>> START DATASET EXTRACT
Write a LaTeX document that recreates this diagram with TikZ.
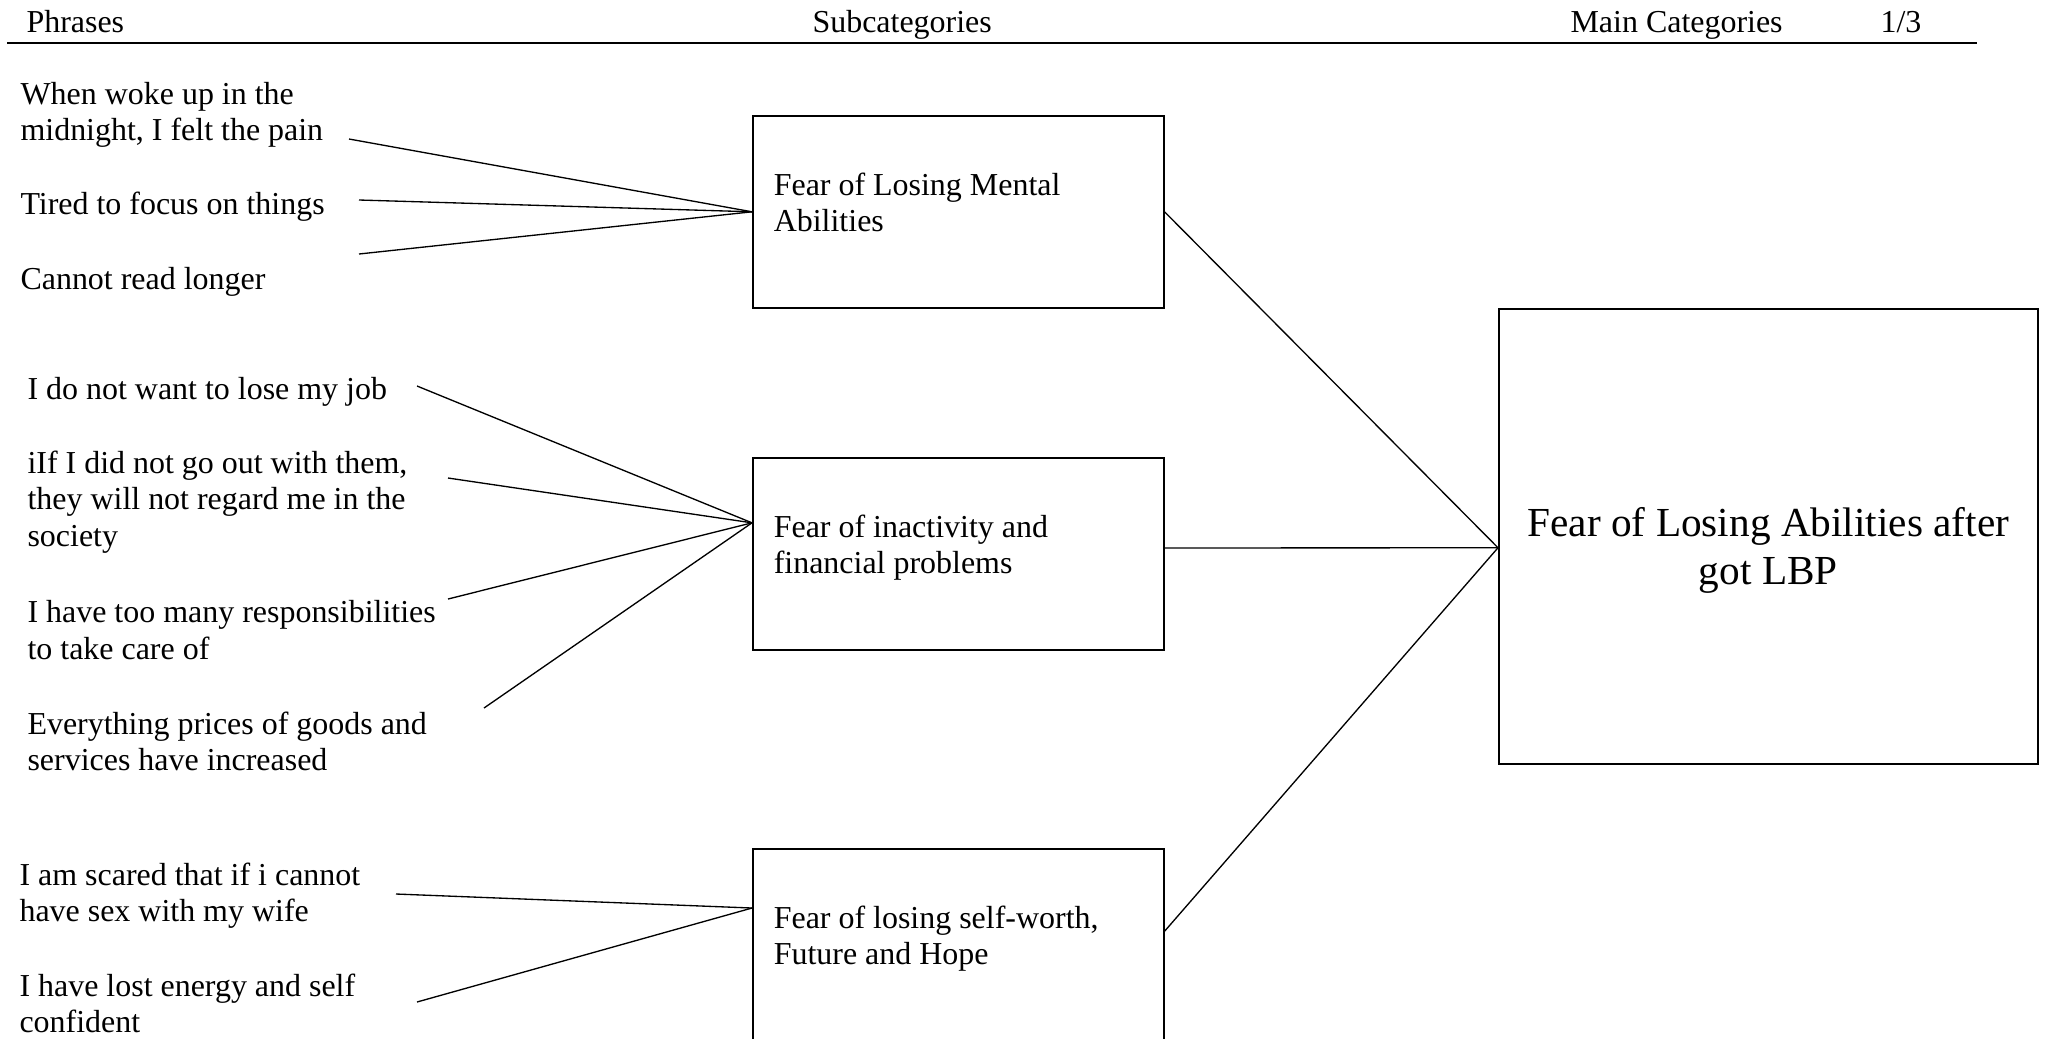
\documentclass[tikz,border=0pt]{standalone}
\usepackage{fontspec}
\setmainfont{Liberation Serif}
\usepackage{tikz}
\usetikzlibrary{positioning}
\usetikzlibrary{calc}
\hyphenpenalty=10000
\exhyphenpenalty=10000
\tikzstyle{heading}=[anchor=base west, inner sep=0pt,
  font=\fontsize{12}{13.6}\selectfont]
\tikzstyle{phrase}=[anchor=west, align=left, inner sep=0pt,
  font=\fontsize{12}{13.6}\selectfont]
\tikzstyle{subcat}=[rectangle, draw, line width=0.6pt, anchor=north west,
  text width=4.87cm, inner xsep=0.277cm, minimum height=2.534cm,
  text depth=21pt, align=flush left, font=\fontsize{12}{13.6}\selectfont]
\tikzstyle{maincat}=[rectangle, draw, line width=0.6pt, anchor=north west,
  minimum width=7.115cm, minimum height=6.006cm]
\tikzstyle{maintext}=[inner sep=0pt, align=center,
  font=\fontsize{15.5}{17.8}\selectfont]
\tikzstyle{link}=[line width=0.5pt]
\tikzstyle{rule}=[line width=0.7pt]

\begin{document}
\begin{tikzpicture}[x=0.0132cm, y=-0.0132cm]
\useasboundingbox (0,0) rectangle (2049,1038);

\node[heading] at (26,32) (hphr) {Phrases};
\node[heading] at (812,32) (hsub) {Subcategories};
\node[heading] at (1570,32) (hmain) {Main Categories};
\node[heading] at (1880,32) (hpage) {1/3};
\draw[rule] (7,43) -- (1977,43);

\node[subcat] at (752,115) (mental) {Fear of Losing Mental Abilities};
\node[subcat] at (752,457) (inactive) {Fear of inactivity and financial problems};
\node[subcat] at (752,848) (selfworth) {Fear of losing self-worth, Future and Hope};
\node[maincat] at (1498,308) (losing) {};
\node[maintext] at ($(losing.center)+(0,14)$) (losingtext) {Fear of Losing Abilities after\\got LBP};

\node[phrase] at (20,115) (woke) {When woke up in the\\midnight, I felt the pain};
\node[phrase] at (20,207) (tired) {Tired to focus on things};
\node[phrase] at (20,282) (cannot) {Cannot read longer};
\node[phrase] at (27,392) (job) {I do not want to lose my job};
\node[phrase] at (27,502) (goout) {iIf I did not go out with them,\\they will not regard me in the\\society};
\node[phrase] at (27,630) (resp) {I have too many responsibilities\\to take care of};
\node[phrase] at (27,741) (prices) {Everything prices of goods and\\services have increased};
\node[phrase] at (19,896) (scared) {I am scared that if i cannot\\have sex with my wife};
\node[phrase] at (19,1003) (energy) {I have lost energy and self\\confident};

\coordinate (woke-e) at (349,139);
\coordinate (tired-e) at (359,200);
\coordinate (cannot-e) at (359,254);
\coordinate (job-e) at (417,386);
\coordinate (goout-e) at (448,478);
\coordinate (resp-e) at (448,599);
\coordinate (prices-e) at (484,708);
\coordinate (scared-e) at (396,894);
\coordinate (energy-e) at (417,1002);

\coordinate (inactive-w) at ($(inactive.north west)!0.34!(inactive.south west)$);
\coordinate (selfworth-w) at ($(selfworth.north west)!0.31!(selfworth.south west)$);
\coordinate (inactive-e) at ($(inactive.north east)!0.47!(inactive.south east)$);
\coordinate (selfworth-e) at ($(selfworth.north east)!0.43!(selfworth.south east)$);
\coordinate (losing-w) at ($(losing.north west)!0.525!(losing.south west)$);

\draw[link] (woke-e) -- (mental.west);
\draw[link] (tired-e) -- (mental.west);
\draw[link] (cannot-e) -- (mental.west);
\draw[link] (job-e) -- (inactive-w);
\draw[link] (goout-e) -- (inactive-w);
\draw[link] (resp-e) -- (inactive-w);
\draw[link] (prices-e) -- (inactive-w);
\draw[link] (scared-e) -- (selfworth-w);
\draw[link] (energy-e) -- (selfworth-w);

\draw[link] (mental.east) -- (losing-w);
\draw[link] (inactive-e) -- (losing-w);
\draw[link] (selfworth-e) -- (losing-w);

\end{tikzpicture}
\end{document}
>> END DATASET EXTRACT
DESCRIPTION OF THE TASK -> Output the data exactly. Pictures don't belong in the result.

SOLUTION FOR THIS PROBLEM ->
Write a LaTeX document that recreates this diagram with TikZ.
\documentclass[tikz,border=0pt]{standalone}
\usepackage{fontspec}
\setmainfont{Liberation Serif}
\usepackage{tikz}
\usetikzlibrary{positioning}
\usetikzlibrary{calc}
\hyphenpenalty=10000
\exhyphenpenalty=10000
\tikzstyle{heading}=[anchor=base west, inner sep=0pt,
  font=\fontsize{12}{13.6}\selectfont]
\tikzstyle{phrase}=[anchor=west, align=left, inner sep=0pt,
  font=\fontsize{12}{13.6}\selectfont]
\tikzstyle{subcat}=[rectangle, draw, line width=0.6pt, anchor=north west,
  text width=4.87cm, inner xsep=0.277cm, minimum height=2.534cm,
  text depth=21pt, align=flush left, font=\fontsize{12}{13.6}\selectfont]
\tikzstyle{maincat}=[rectangle, draw, line width=0.6pt, anchor=north west,
  minimum width=7.115cm, minimum height=6.006cm]
\tikzstyle{maintext}=[inner sep=0pt, align=center,
  font=\fontsize{15.5}{17.8}\selectfont]
\tikzstyle{link}=[line width=0.5pt]
\tikzstyle{rule}=[line width=0.7pt]

\begin{document}
\begin{tikzpicture}[x=0.0132cm, y=-0.0132cm]
\useasboundingbox (0,0) rectangle (2049,1038);

\node[heading] at (26,32) (hphr) {Phrases};
\node[heading] at (812,32) (hsub) {Subcategories};
\node[heading] at (1570,32) (hmain) {Main Categories};
\node[heading] at (1880,32) (hpage) {1/3};
\draw[rule] (7,43) -- (1977,43);

\node[subcat] at (752,115) (mental) {Fear of Losing Mental Abilities};
\node[subcat] at (752,457) (inactive) {Fear of inactivity and financial problems};
\node[subcat] at (752,848) (selfworth) {Fear of losing self-worth, Future and Hope};
\node[maincat] at (1498,308) (losing) {};
\node[maintext] at ($(losing.center)+(0,14)$) (losingtext) {Fear of Losing Abilities after\\got LBP};

\node[phrase] at (20,115) (woke) {When woke up in the\\midnight, I felt the pain};
\node[phrase] at (20,207) (tired) {Tired to focus on things};
\node[phrase] at (20,282) (cannot) {Cannot read longer};
\node[phrase] at (27,392) (job) {I do not want to lose my job};
\node[phrase] at (27,502) (goout) {iIf I did not go out with them,\\they will not regard me in the\\society};
\node[phrase] at (27,630) (resp) {I have too many responsibilities\\to take care of};
\node[phrase] at (27,741) (prices) {Everything prices of goods and\\services have increased};
\node[phrase] at (19,896) (scared) {I am scared that if i cannot\\have sex with my wife};
\node[phrase] at (19,1003) (energy) {I have lost energy and self\\confident};

\coordinate (woke-e) at (349,139);
\coordinate (tired-e) at (359,200);
\coordinate (cannot-e) at (359,254);
\coordinate (job-e) at (417,386);
\coordinate (goout-e) at (448,478);
\coordinate (resp-e) at (448,599);
\coordinate (prices-e) at (484,708);
\coordinate (scared-e) at (396,894);
\coordinate (energy-e) at (417,1002);

\coordinate (inactive-w) at ($(inactive.north west)!0.34!(inactive.south west)$);
\coordinate (selfworth-w) at ($(selfworth.north west)!0.31!(selfworth.south west)$);
\coordinate (inactive-e) at ($(inactive.north east)!0.47!(inactive.south east)$);
\coordinate (selfworth-e) at ($(selfworth.north east)!0.43!(selfworth.south east)$);
\coordinate (losing-w) at ($(losing.north west)!0.525!(losing.south west)$);

\draw[link] (woke-e) -- (mental.west);
\draw[link] (tired-e) -- (mental.west);
\draw[link] (cannot-e) -- (mental.west);
\draw[link] (job-e) -- (inactive-w);
\draw[link] (goout-e) -- (inactive-w);
\draw[link] (resp-e) -- (inactive-w);
\draw[link] (prices-e) -- (inactive-w);
\draw[link] (scared-e) -- (selfworth-w);
\draw[link] (energy-e) -- (selfworth-w);

\draw[link] (mental.east) -- (losing-w);
\draw[link] (inactive-e) -- (losing-w);
\draw[link] (selfworth-e) -- (losing-w);

\end{tikzpicture}
\end{document}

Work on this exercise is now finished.